Overview

The Descriptive Statistics node summarizes the columns of a table with descriptive statistics. For each selected variable, one or more statistics can be computed, and the result is presented as a table with one column per variable-and-statistic combination.

The node sits under the Statistics tab and, unlike the statistical-plot nodes, produces a tabular summary rather than a chart. Configuration has three parts: a Target Variable, the variables to summarize, and a per-variable statistic selection.

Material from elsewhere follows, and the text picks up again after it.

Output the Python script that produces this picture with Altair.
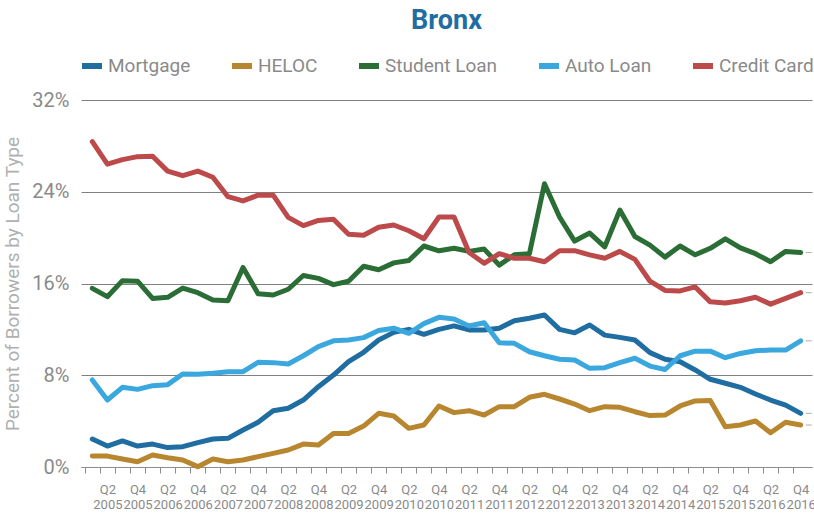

Note: “Workflow” is the in-UI term for what some Weave documentation calls a pipeline. This reference uses “Workflow.”

When to use it

  • Profiling columns with summary statistics before deeper analysis.
  • Checking data quality through counts of nulls, negatives, and outliers.
  • Comparing the distribution shape of columns via percentiles.
  • Producing a compact statistics table for selected variables.

Configuration components

ComponentDescription
Select Target VariableDropdown that selects the target variable of the dataset.
Descriptive Statistics (Select)Opens the popup listing the columns to summarize.
Variable checkboxesChoose the variables to compute statistics for.
Select Aggregation FunctionPer-variable dropdown to choose one or more statistics; selections appear as removable tags.
ApplyCommits the variable and statistic selections.

Available statistics

StatisticDescription
MeanThe average of the values.
CountThe number of values.
Standard DeviationThe standard deviation of the values.
KurtosisThe kurtosis of the distribution.
SkewnessThe skew (asymmetry) of the distribution.
25th PercentileThe first-quartile value.
50th PercentileThe median value.
75th PercentileThe third-quartile value.
MinimumThe smallest value.
MaximumThe largest value.
Data TypeThe data type of the column.
Negative Value countThe number of negative values.
Null Value CountThe number of null values.
Outlier CountThe number of outlier values.

Output

Output elementDescription
Result columnsOne column per variable-and-statistic pair, named variable_statistic (e.g. SEPALWIDTHCM_Mean).
Result rowThe computed values for the selected statistics.

Key behaviors

Tabular output. Unlike the statistical-plot nodes under the Statistics tab, Descriptive Statistics returns a summary table rather than a chart.

Per-variable statistics. Each selected variable carries its own set of statistics, so different columns can be summarized differently in one node.

Column naming. Each result column is named by combining the variable and the statistic, so the table can hold many statistics across many variables without ambiguity.